The other, better known, was these biscuits. Some would say that the name "biscuits" is simply what people call "cookies" in Australia and also the UK. However biscuits are often more crisp, like ginger nuts (ginger snaps) and digestives (similar to Graham crackers). Soft cookies like chocolate chip are often called cookies, at least in the UK, since they are that bit different in style.
These tasty bites would originally have been very crisp to last the journey, but these days can be made more chewy. In fact it's one of those ongoing debates on which is better. The good news is it's the same recipe, you just cook slightly longer to make them crisper. So make it twice (or take some out a little early) and compare, unless you already know your preference.
Ingredients in Anzac biscuits
There's a little debate in exactly what the original recipe is, but it's more about quantities than ingredients. The original ingredients were flour, sugar, oats, butter and golden syrup. At some point, coconut has been added to many versions and is now generally accepted as traditional. And I have to say, it is a lovely addition.
These don't have egg in them, mainly due to them originally needing to stay shelf-stable for so long. Part of the result is they are very sweet and crisper than some other cookies. But they do use a little baking soda which helps give them a slight lift as they bake. This means they don't taste too dense.
See how they come together in the short video!
Being a classic treat, I have tried to keep as true to early versions as I could. My only real change is making a smaller batch, as we tend to only need a small number, and I imagine we aren't alone. To me, it's easier to multiply up than split down, if you need more.
What is golden syrup?
Most ingredients for these are easy to find, but golden syrup is one you may be less familiar with outside of Australia and the UK. It's a sugar cane syrup, technically a light treacle and used in a few British treats as well, where it originates.
You can find it in the US, but you may need to search a little (it can be in the international section of larger supermarkets or else you can buy golden syrup online). If you can't find it, then maple syrup is probably the best alternative here.

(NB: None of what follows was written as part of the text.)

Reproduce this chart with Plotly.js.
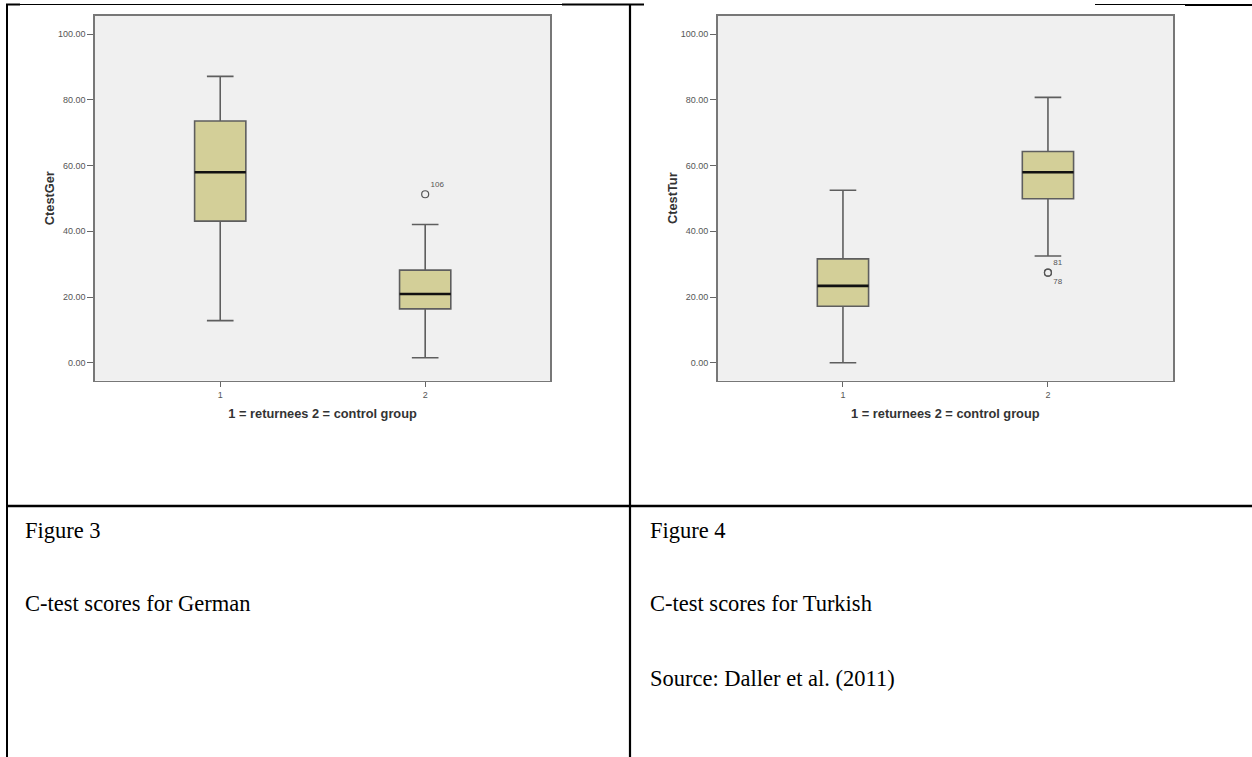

These Anzac biscuits have a lot of significance for Australians, but they are also a wonderful treat that anyone can enjoy. You really get to enjoy all the flavors from the simple list of ingredients. They are sweet and tasty with wonderful crisp edges (and slightly chewy inside, if you cook them lighter). So bake some up soon.
Try these other easy sweet treats:
- Persian walnut cookies (nan-e gerdui, naturally gluten free)
- Lemon slice (another Australian treat)
- British scones
- Naturally sweetened oatmeal date cookies
- Plus get more snack recipes, both sweet and savory and Australian recipes in the archives.
- 4 tbsp unsalted butter 55g
- ½ cup all purpose flour 70g plain flour
- ½ cup desiccated coconut 36g
- ½ cup oats 44g (old fashioned/rolled oats)
- ⅓ cup sugar 66g
- 4 tsp boiling water
- ½ tsp baking soda bicarbonate of soda
- 2 tsp golden syrup
- Preheat the oven to 355F/180C and prepare a large baking sheet/tray with parchment or a silicone baking mat. Melt the butter either in a small pan or in a microwavable dish (eg pyrex) for 20 seconds at a time, stir then repeat until just melted.
- Place the flour, coconut, oats and sugar in a medium-sized bowl and mix together.
- Measure the boiling water into a separate small bowl and add the baking soda. Stir to dissolve (it may not completely, and may fizz up but both fine). Add the golden syrup and stir to dissolve/mix (again may not completely). Add the melted butter and mix.
- Add the wet ingredients to the dry ingredients and mix everything so evenly distributed.
- Take roughly tablespoonfuls of the mixture and roll each spoonful in your hands into a ball. Place on the lined baking sheet with a good amount of space (around 3in/7.5cm) between each biscuit and flatten the ball slightly. Repeat with the rest of the mixture.
- Bake the biscuits for approximately 10 - 15 minutes until evenly golden. I found 12 minutes gave a nice balance of crisp edges and still slightly soft which became chewy in the middle. Nearer 15 minutes will make them more evenly crisp.